## START Dataset entries
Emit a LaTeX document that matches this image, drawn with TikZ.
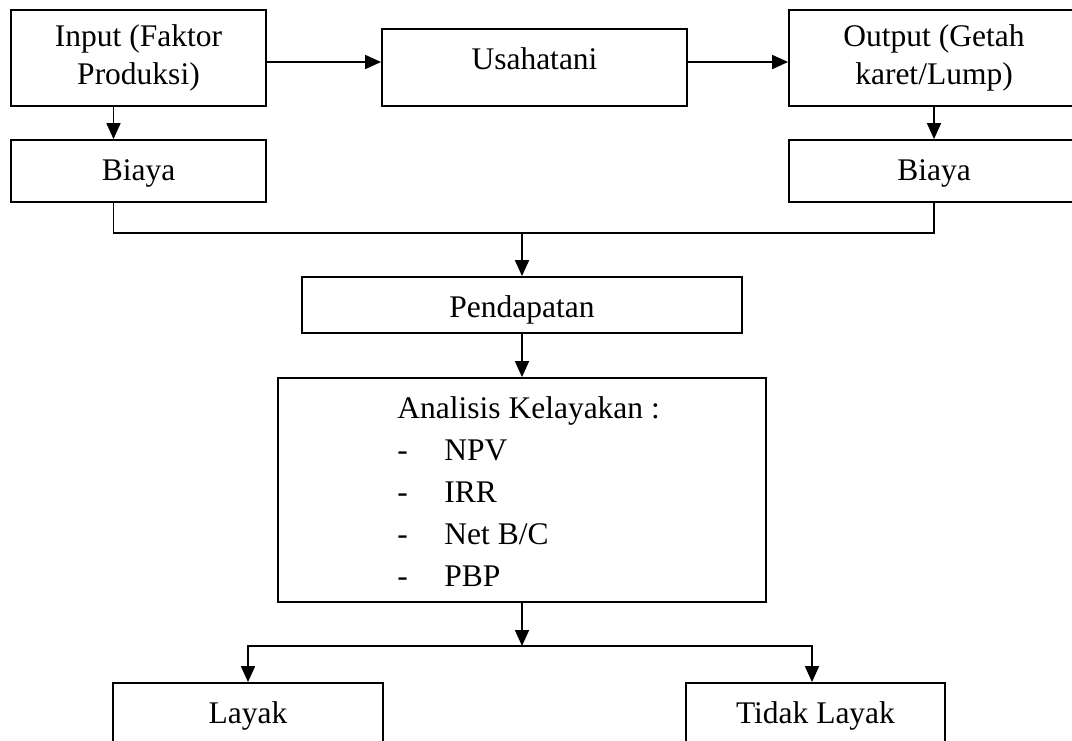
\documentclass[tikz,border=0pt]{standalone}
\usepackage{fontspec}
\setmainfont{Liberation Serif}
\usetikzlibrary{arrows.meta, positioning, calc}

\begin{document}
\begin{tikzpicture}[x=0.5pt, y=-0.5pt,
    blk/.style={rectangle, draw, line width=0.9pt, inner sep=0pt, align=center,
                font=\fontsize{15.75}{18.65}\selectfont},
    ttop/.style={text height=20pt, text depth=#1},
    arr/.style={-{Triangle[length=8pt, width=7pt]}, line width=0.9pt},
    ln/.style={line width=0.9pt},
  ]
  \useasboundingbox (0,0) rectangle (1072,740);
  \clip (0,0) rectangle (1072,740);

  \node[blk, minimum width=127.5pt, minimum height=48pt] (inp) at (138.5,58)
    {Input (Faktor\\Produksi)};
  \node[blk, ttop=18.5pt, minimum width=152.5pt] (usa) at (534.5,67.5)
    {Usahatani};
  \node[blk, minimum width=145pt, minimum height=48pt] (outp) at (934,58)
    {Output (Getah\\karet/Lump)};
  \node[blk, ttop=11pt, minimum width=127.5pt] (bl) at (138.5,171) {Biaya};
  \node[blk, ttop=11pt, minimum width=145pt] (br) at (934,171) {Biaya};
  \node[blk, ttop=8pt, minimum width=220pt] (pend) at (522,305) {Pendapatan};
  \node[blk, minimum width=244pt, minimum height=112pt] (anl) at (522,490) {};
  \node[anchor=north west, inner sep=0pt, align=left,
        font=\fontsize{15.75}{21}\selectfont] (anltxt) at (397,396)
    {Analisis Kelayakan :\\
     \makebox[23.5pt][l]{-}NPV\\
     \makebox[23.5pt][l]{-}IRR\\
     \makebox[23.5pt][l]{-}Net B/C\\
     \makebox[23.5pt][l]{-}PBP};
  \node[blk, ttop=15pt, minimum width=135pt] (lay) at (248,718) {Layak};
  \node[blk, ttop=15pt, minimum width=129.5pt] (tdk) at (815.5,718) {Tidak Layak};

  % top row
  \draw[arr] ([yshift=-2pt]inp.east) -- ([yshift=-2pt]inp.east -| usa.west);
  \draw[arr] ([yshift=-2pt]outp.west -| usa.east) -- ([yshift=-2pt]outp.west);
  \draw[arr] ([xshift=-12.5pt]inp.south) -- ([xshift=-12.5pt]bl.north);
  \draw[arr] (outp) -- (br);

  % merge of costs
  \coordinate (mrg) at (522,233);
  \draw[ln] ([xshift=-12.5pt]bl.south) |- (mrg) -| (br.south);
  \draw[arr] (mrg) -- (pend);
  \draw[arr] (pend) -- (anl);

  % split into result
  \coordinate (spl) at (522,646);
  \draw[arr] (anl) -- (spl);
  \draw[arr] (spl) -| (lay.north);
  \draw[arr] (spl) -| ([xshift=-1.75pt]tdk.north);
\end{tikzpicture}
\end{document}
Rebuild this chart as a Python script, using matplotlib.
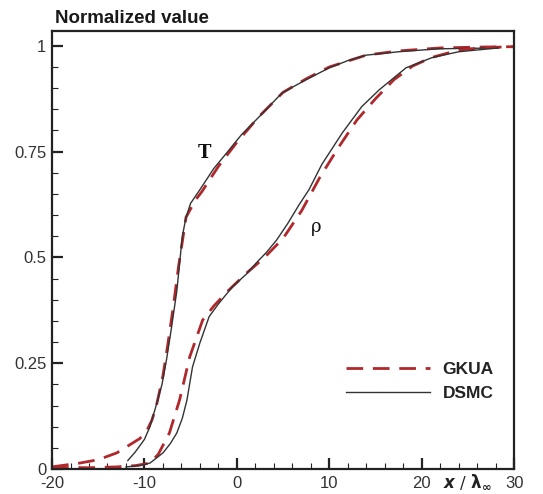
import matplotlib
matplotlib.use("Agg")
import matplotlib.pyplot as plt
from matplotlib.ticker import MultipleLocator, FixedLocator, FixedFormatter

# temperature profile, DSMC
t_dsmc_x = [-11.8, -11.0, -10.0, -9.4, -8.8, -8.1, -7.6, -7.1, -6.5, -5.9, -5.5,
            -5.0, -4.0, -2.5, -1.1, 0.5, 2.4, 4.9, 7.5, 10.0, 12.0, 14.0, 17.5,
            21.8, 25.0, 28.3]
t_dsmc_y = [0.02, 0.04, 0.07, 0.10, 0.145, 0.20, 0.26, 0.33, 0.42, 0.55, 0.595,
            0.628, 0.66, 0.71, 0.747, 0.79, 0.832, 0.889, 0.92, 0.948, 0.965,
            0.978, 0.986, 0.993, 0.994, 0.995]

# temperature profile, GKUA
t_gkua_x = [-20.0, -17.0, -15.0, -13.0, -11.6, -10.5, -9.75, -9.2, -8.7, -8.0,
            -7.5, -6.9, -6.3, -5.5, -4.5, -3.8, -2.0, 0.0, 2.4, 5.0, 7.5, 10.0,
            14.0, 17.5, 22.0, 26.0, 30.0]
t_gkua_y = [0.005, 0.014, 0.022, 0.038, 0.057, 0.072, 0.09, 0.115, 0.15, 0.22,
            0.29, 0.38, 0.48, 0.595, 0.635, 0.655, 0.715, 0.772, 0.833, 0.89,
            0.922, 0.95, 0.978, 0.988, 0.995, 0.997, 0.998]

# density profile, DSMC
rho_dsmc_x = [-12.0, -10.5, -9.4, -8.0, -7.2, -6.5, -5.9, -5.4, -4.8, -4.0, -3.0,
              -2.0, -0.5, 1.0, 2.1, 3.2, 4.3, 5.5, 6.75, 7.8, 9.2, 11.4, 13.5,
              15.4, 18.3, 21.1, 24.0, 28.3]
rho_dsmc_y = [0.005, 0.008, 0.014, 0.038, 0.06, 0.085, 0.12, 0.163, 0.241, 0.298,
              0.36, 0.39, 0.43, 0.46, 0.487, 0.512, 0.541, 0.58, 0.625, 0.66,
              0.72, 0.794, 0.856, 0.896, 0.948, 0.972, 0.986, 0.995]

# density profile, GKUA
rho_gkua_x = [-20.0, -16.0, -13.0, -11.0, -9.4, -8.5, -7.3, -6.2, -5.1, -3.7,
              -2.5, -1.0, 1.0, 3.0, 5.0, 7.0, 9.0, 11.0, 13.0, 15.0, 17.0, 19.0,
              21.0, 24.0, 27.0, 30.0]
rho_gkua_y = [0.004, 0.003, 0.005, 0.008, 0.014, 0.035, 0.085, 0.163, 0.265,
              0.352, 0.385, 0.42, 0.462, 0.50, 0.545, 0.61, 0.69, 0.76, 0.825,
              0.875, 0.92, 0.952, 0.972, 0.99, 0.996, 0.998]

y_ticks = [0, 0.25, 0.5, 0.75, 1]
y_labels = ["0", "0.25", "0.5", "0.75", "1"]
x_ticks = [-20, -10, 0, 10, 20, 30]
x_labels = ["-20", "-10", "0", "10", "20", "30"]

plt.rcParams["font.family"] = ["Liberation Sans", "DejaVu Sans"]

fig = plt.figure(figsize=(5.43, 4.94), dpi=100)
ax = fig.add_axes([0.0958, 0.0506, 0.851, 0.8866])

red = "#b0282c"
ax.plot(t_gkua_x, t_gkua_y, color=red, lw=2.0, dashes=(6, 3.5), label="GKUA")
ax.plot(t_dsmc_x, t_dsmc_y, color="#333333", lw=1.0, label="DSMC")
ax.plot(rho_gkua_x, rho_gkua_y, color=red, lw=2.0, dashes=(6, 3.5))
ax.plot(rho_dsmc_x, rho_dsmc_y, color="#333333", lw=1.0)

ax.set_xlim(-20, 30)
ax.set_ylim(0, 1.035)

ax.xaxis.set_major_locator(FixedLocator(x_ticks))
ax.xaxis.set_major_formatter(FixedFormatter(x_labels))
ax.yaxis.set_major_locator(FixedLocator(y_ticks))
ax.yaxis.set_major_formatter(FixedFormatter(y_labels))
ax.xaxis.set_minor_locator(MultipleLocator(2))
ax.yaxis.set_minor_locator(MultipleLocator(0.05))
ax.tick_params(which="both", direction="in", top=False, right=False,
               colors="#222222", labelcolor="#333333", labelsize=12)
ax.tick_params(which="major", length=8, width=1.6)
ax.tick_params(which="minor", length=4, width=0.8)
ax.tick_params(axis="y", which="major", pad=4)
ax.tick_params(axis="x", which="major", pad=5)
for s in ax.spines.values():
    s.set_linewidth(1.6)
    s.set_color("#222222")

# lift the zero on the y axis a little so it clears the -20 below it
ax.get_yticklabels()[0].set_y(0.012)

# curve labels
ax.text(-3.5, 0.747, "T", family="DejaVu Serif", fontweight="bold", fontsize=13,
        ha="center", va="center", color="#111111")
ax.text(8.6, 0.572, "ρ", family="DejaVu Serif", fontsize=13,
        ha="center", va="center", color="#111111")

# axis titles
fig.text(0.101, 0.963, "Normalized value", fontsize=13.5, fontweight="bold",
         ha="left", va="center", color="#1a1a1a")
ax.text(25.0, -0.03, r"$\boldsymbol{x}$ / $\mathbf{\lambda_\infty}$",
        family="DejaVu Serif", fontsize=12, ha="center", va="center",
        color="#222222")

leg = ax.legend(loc="center left", bbox_to_anchor=(0.637, 0.2), frameon=False,
                handlelength=4.8, handletextpad=0.75, labelspacing=0.5,
                borderaxespad=0, borderpad=0,
                prop={"weight": "bold", "size": 12.5})
for t in leg.get_texts():
    t.set_color("#222222")

fig.savefig("out.png", dpi=100, facecolor="white")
## END Dataset entries
_Exercise objective:_ The lines you need run from the one containing "Rebuild this chart" down to the one containing "0.875, 0.92, 0.952, 0.972, 0.99, 0.996, 0.998]"; print them exactly, both ends included, and leave out pictures.

_Solution for this exercise:_
Rebuild this chart as a Python script, using matplotlib.
import matplotlib
matplotlib.use("Agg")
import matplotlib.pyplot as plt
from matplotlib.ticker import MultipleLocator, FixedLocator, FixedFormatter

# temperature profile, DSMC
t_dsmc_x = [-11.8, -11.0, -10.0, -9.4, -8.8, -8.1, -7.6, -7.1, -6.5, -5.9, -5.5,
            -5.0, -4.0, -2.5, -1.1, 0.5, 2.4, 4.9, 7.5, 10.0, 12.0, 14.0, 17.5,
            21.8, 25.0, 28.3]
t_dsmc_y = [0.02, 0.04, 0.07, 0.10, 0.145, 0.20, 0.26, 0.33, 0.42, 0.55, 0.595,
            0.628, 0.66, 0.71, 0.747, 0.79, 0.832, 0.889, 0.92, 0.948, 0.965,
            0.978, 0.986, 0.993, 0.994, 0.995]

# temperature profile, GKUA
t_gkua_x = [-20.0, -17.0, -15.0, -13.0, -11.6, -10.5, -9.75, -9.2, -8.7, -8.0,
            -7.5, -6.9, -6.3, -5.5, -4.5, -3.8, -2.0, 0.0, 2.4, 5.0, 7.5, 10.0,
            14.0, 17.5, 22.0, 26.0, 30.0]
t_gkua_y = [0.005, 0.014, 0.022, 0.038, 0.057, 0.072, 0.09, 0.115, 0.15, 0.22,
            0.29, 0.38, 0.48, 0.595, 0.635, 0.655, 0.715, 0.772, 0.833, 0.89,
            0.922, 0.95, 0.978, 0.988, 0.995, 0.997, 0.998]

# density profile, DSMC
rho_dsmc_x = [-12.0, -10.5, -9.4, -8.0, -7.2, -6.5, -5.9, -5.4, -4.8, -4.0, -3.0,
              -2.0, -0.5, 1.0, 2.1, 3.2, 4.3, 5.5, 6.75, 7.8, 9.2, 11.4, 13.5,
              15.4, 18.3, 21.1, 24.0, 28.3]
rho_dsmc_y = [0.005, 0.008, 0.014, 0.038, 0.06, 0.085, 0.12, 0.163, 0.241, 0.298,
              0.36, 0.39, 0.43, 0.46, 0.487, 0.512, 0.541, 0.58, 0.625, 0.66,
              0.72, 0.794, 0.856, 0.896, 0.948, 0.972, 0.986, 0.995]

# density profile, GKUA
rho_gkua_x = [-20.0, -16.0, -13.0, -11.0, -9.4, -8.5, -7.3, -6.2, -5.1, -3.7,
              -2.5, -1.0, 1.0, 3.0, 5.0, 7.0, 9.0, 11.0, 13.0, 15.0, 17.0, 19.0,
              21.0, 24.0, 27.0, 30.0]
rho_gkua_y = [0.004, 0.003, 0.005, 0.008, 0.014, 0.035, 0.085, 0.163, 0.265,
              0.352, 0.385, 0.42, 0.462, 0.50, 0.545, 0.61, 0.69, 0.76, 0.825,
              0.875, 0.92, 0.952, 0.972, 0.99, 0.996, 0.998]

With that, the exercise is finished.